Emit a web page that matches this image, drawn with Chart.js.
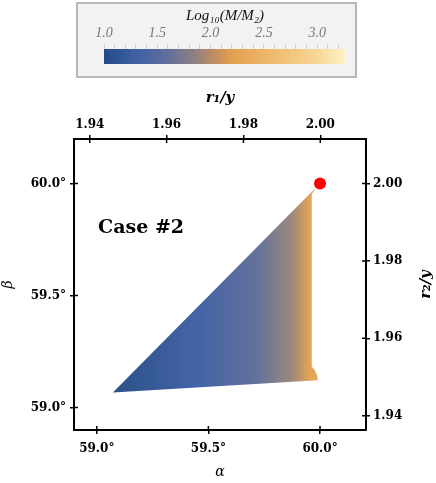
<!DOCTYPE html>
<html>
<head>
<meta charset="utf-8">
<script src="https://cdn.jsdelivr.net/npm/chart.js@4"></script>
<style>
  body { margin: 0; background: #fff; }
  #wrap { position: relative; width: 436px; height: 483px; }
  #mainChart { position: absolute; left: 0; top: 0; }
  #cbBox { position: absolute; left: 76px; top: 2px; width: 281px; height: 76px;
           box-sizing: border-box; border: 2px solid #b7b7b7; background: #f2f2f2; }
</style>
</head>
<body>
<div id="wrap">
  <canvas id="mainChart" width="436" height="483"></canvas>
  <div id="cbBox"><canvas id="cbChart" width="277" height="72"></canvas></div>
</div>
<script>
// Case #2 region (alpha, beta in degrees)
const regionAlpha = [59.072, 59.982, 59.963, 59.963, 59.976, 59.985, 59.989, 59.990, 59.072];
const regionBeta  = [59.067, 59.982, 59.952, 59.183, 59.168, 59.150, 59.135, 59.122, 59.067];
const equalPoint = [{ x: 60.0, y: 60.0 }];

// tick values
const alphaTicks = [59.0, 59.5, 60.0];
const betaTicks = [59.0, 59.5, 60.0];
const r1Ticks = [1.94, 1.96, 1.98, 2.00];
const r2Ticks = [1.94, 1.96, 1.98, 2.00];

// colour bar: Log10(M/M2)
const cbLabels = [1.0, 1.5, 2.0, 2.5, 3.0];
const cbRange = [1.0, 3.27];
const cmapVals = [1.0, 1.3, 1.55, 1.85, 2.05, 2.2, 2.6, 3.0, 3.27];
const cmapColors = ['#234b86', '#4060a3', '#5a6ca0', '#8e8082', '#c48f5f', '#e39f4e', '#efbb6f', '#f7d796', '#fff3c9'];

// fill of the region, coloured along alpha
const fillAlpha = [59.07, 59.46, 59.73, 59.88, 59.95, 59.99];
const fillColors = ['#2b5189', '#4464a7', '#66739a', '#a08a7a', '#e1a256', '#e9aa5c'];

const serif = '"DejaVu Serif", serif';
const tickFont = { family: serif, size: 12, weight: 'bold' };

function gradientFill(chart, scaleId, vals, colors) {
  const { chartArea, scales, ctx } = chart;
  if (!chartArea) return colors[0];
  const s = scales[scaleId];
  const x0 = s.getPixelForValue(vals[0]);
  const x1 = s.getPixelForValue(vals[vals.length - 1]);
  const g = ctx.createLinearGradient(x0, 0, x1, 0);
  vals.forEach((v, i) => g.addColorStop((v - vals[0]) / (vals[vals.length - 1] - vals[0]), colors[i]));
  return g;
}

// short tick marks pointing into the plot, the "Case #2" label, right axis title
const insideTicks = {
  id: 'insideTicks',
  afterDraw(chart) {
    const { ctx, chartArea: a, scales } = chart;
    ctx.save();
    ctx.strokeStyle = '#000';
    ctx.lineWidth = 1.5;
    ctx.beginPath();
    scales.x.ticks.forEach(t => { const p = scales.x.getPixelForValue(t.value); ctx.moveTo(p, a.bottom); ctx.lineTo(p, a.bottom - 4); });
    scales.x2.ticks.forEach(t => { const p = scales.x2.getPixelForValue(t.value); ctx.moveTo(p, a.top); ctx.lineTo(p, a.top + 4); });
    scales.y.ticks.forEach(t => { const p = scales.y.getPixelForValue(t.value); ctx.moveTo(a.left, p); ctx.lineTo(a.left + 4, p); });
    scales.y2.ticks.forEach(t => { const p = scales.y2.getPixelForValue(t.value); ctx.moveTo(a.right, p); ctx.lineTo(a.right - 4, p); });
    ctx.stroke();
    ctx.fillStyle = '#000';
    ctx.font = 'bold 19px ' + serif;
    ctx.textBaseline = 'middle';
    ctx.fillText('Case #2', scales.x.getPixelForValue(59.006), scales.y.getPixelForValue(59.80));
    // right title, reading bottom to top
    ctx.translate(scales.y2.right - 10, (a.top + a.bottom) / 2);
    ctx.rotate(-Math.PI / 2);
    ctx.textAlign = 'center';
    ctx.font = 'italic bold 15px ' + serif;
    ctx.fillText('r₂/y', 0, 0);
    ctx.restore();
  }
};

function axisGrid() {
  return { drawOnChartArea: false, drawTicks: true, tickLength: 4, color: '#000', lineWidth: 1.5 };
}

new Chart(document.getElementById('mainChart'), {
  type: 'scatter',
  data: {
    datasets: [{
      data: regionAlpha.map((a, i) => ({ x: a, y: regionBeta[i] })),
      showLine: true,
      fill: 'shape',
      borderWidth: 0,
      pointRadius: 0,
      borderColor: 'rgba(0,0,0,0)',
      backgroundColor: c => gradientFill(c.chart, 'x', fillAlpha, fillColors)
    }, {
      data: equalPoint,
      pointRadius: 6,
      pointBackgroundColor: '#ff0000',
      pointBorderWidth: 0
    }]
  },
  options: {
    responsive: false,
    animation: false,
    layout: { padding: { top: 85, left: 0, right: 0, bottom: 0 } },
    plugins: { legend: { display: false }, tooltip: { enabled: false } },
    scales: {
      x: {
        type: 'linear', position: 'bottom', min: 58.898, max: 60.206,
        afterBuildTicks: s => { s.ticks = alphaTicks.map(v => ({ value: v })); },
        afterFit: s => { s.height = 53; },
        ticks: { font: tickFont, color: '#000', padding: 8, callback: v => v.toFixed(1) + '°', maxRotation: 0 },
        grid: axisGrid(),
        border: { display: true, color: '#000', width: 2 },
        title: { display: true, text: 'α', color: '#000', font: { family: serif, size: 14, style: 'italic' }, padding: { top: 0, bottom: 2 } }
      },
      x2: {
        type: 'linear', position: 'top', min: 1.9359, max: 2.0119,
        afterBuildTicks: s => { s.ticks = r1Ticks.map(v => ({ value: v })); },
        afterFit: s => { s.height = 54; },
        ticks: { font: tickFont, color: '#000', padding: 3, callback: v => v.toFixed(2), maxRotation: 0 },
        grid: axisGrid(),
        border: { display: true, color: '#000', width: 2 },
        title: { display: true, text: 'r₁/y', color: '#000', font: { family: serif, size: 15, style: 'italic', weight: 'bold' }, padding: { top: 4, bottom: 0 } }
      },
      y: {
        type: 'linear', position: 'left', min: 58.9, max: 60.199,
        afterBuildTicks: s => { s.ticks = betaTicks.map(v => ({ value: v })); },
        afterFit: s => { s.width = 74; },
        ticks: { font: tickFont, color: '#000', padding: 4, callback: v => v.toFixed(1) + '°' },
        grid: axisGrid(),
        border: { display: true, color: '#000', width: 2 },
        title: { display: true, text: 'β', color: '#000', font: { family: serif, size: 14, style: 'italic' }, padding: { top: 0, bottom: 0 } }
      },
      y2: {
        type: 'linear', position: 'right', min: 1.9363, max: 2.0115,
        afterBuildTicks: s => { s.ticks = r2Ticks.map(v => ({ value: v })); },
        afterFit: s => { s.width = 70; },
        ticks: { font: tickFont, color: '#000', padding: 3, callback: v => v.toFixed(2) },
        grid: axisGrid(),
        border: { display: true, color: '#000', width: 2 },
        title: { display: false }
      }
    }
  },
  plugins: [insideTicks]
});

// colour bar
new Chart(document.getElementById('cbChart'), {
  type: 'bar',
  data: {
    labels: [''],
    datasets: [{
      data: [cbRange],
      barPercentage: 1,
      categoryPercentage: 1,
      borderWidth: 0,
      backgroundColor: c => gradientFill(c.chart, 'x', cmapVals, cmapColors)
    }]
  },
  options: {
    indexAxis: 'y',
    responsive: false,
    animation: false,
    layout: { padding: { top: 0, left: 26, right: 9, bottom: 12 } },
    plugins: { legend: { display: false }, tooltip: { enabled: false } },
    scales: {
      x: {
        type: 'linear', position: 'top', min: cbRange[0], max: cbRange[1],
        afterBuildTicks: s => {
          const t = [];
          for (let v = cbRange[0]; v <= cbRange[1] + 1e-9; v += 0.1) t.push({ value: Math.round(v * 10) / 10 });
          s.ticks = t;
        },
        afterFit: s => { s.height = 45; },
        ticks: {
          autoSkip: false, maxRotation: 0, padding: 2, color: '#777',
          font: { family: '"Liberation Serif", serif', size: 14, style: 'italic' },
          callback: v => cbLabels.some(l => Math.abs(l - v) < 1e-6) ? v.toFixed(1) : ''
        },
        grid: { drawOnChartArea: false, tickLength: 5, color: '#cfcfcf', lineWidth: 1 },
        border: { display: false },
        title: { display: true, text: 'Log₁₀(M/M₂)', color: '#111', font: { family: '"Liberation Serif", serif', size: 15, style: 'italic' }, padding: { top: 3, bottom: 0 } }
      },
      y: { display: false }
    }
  }
});
</script>
</body>
</html>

____________

- _EXERCISE TASK_: Repeat the listing above from its first line through the line that contains "12, weight: 'bold'", both included, and nothing more. Drop the pictures.

- _FINAL ANSWER_:
Emit a web page that matches this image, drawn with Chart.js.
<!DOCTYPE html>
<html>
<head>
<meta charset="utf-8">
<script src="https://cdn.jsdelivr.net/npm/chart.js@4"></script>
<style>
  body { margin: 0; background: #fff; }
  #wrap { position: relative; width: 436px; height: 483px; }
  #mainChart { position: absolute; left: 0; top: 0; }
  #cbBox { position: absolute; left: 76px; top: 2px; width: 281px; height: 76px;
           box-sizing: border-box; border: 2px solid #b7b7b7; background: #f2f2f2; }
</style>
</head>
<body>
<div id="wrap">
  <canvas id="mainChart" width="436" height="483"></canvas>
  <div id="cbBox"><canvas id="cbChart" width="277" height="72"></canvas></div>
</div>
<script>
// Case #2 region (alpha, beta in degrees)
const regionAlpha = [59.072, 59.982, 59.963, 59.963, 59.976, 59.985, 59.989, 59.990, 59.072];
const regionBeta  = [59.067, 59.982, 59.952, 59.183, 59.168, 59.150, 59.135, 59.122, 59.067];
const equalPoint = [{ x: 60.0, y: 60.0 }];

// tick values
const alphaTicks = [59.0, 59.5, 60.0];
const betaTicks = [59.0, 59.5, 60.0];
const r1Ticks = [1.94, 1.96, 1.98, 2.00];
const r2Ticks = [1.94, 1.96, 1.98, 2.00];

// colour bar: Log10(M/M2)
const cbLabels = [1.0, 1.5, 2.0, 2.5, 3.0];
const cbRange = [1.0, 3.27];
const cmapVals = [1.0, 1.3, 1.55, 1.85, 2.05, 2.2, 2.6, 3.0, 3.27];
const cmapColors = ['#234b86', '#4060a3', '#5a6ca0', '#8e8082', '#c48f5f', '#e39f4e', '#efbb6f', '#f7d796', '#fff3c9'];

// fill of the region, coloured along alpha
const fillAlpha = [59.07, 59.46, 59.73, 59.88, 59.95, 59.99];
const fillColors = ['#2b5189', '#4464a7', '#66739a', '#a08a7a', '#e1a256', '#e9aa5c'];

const serif = '"DejaVu Serif", serif';
const tickFont = { family: serif, size: 12, weight: 'bold' };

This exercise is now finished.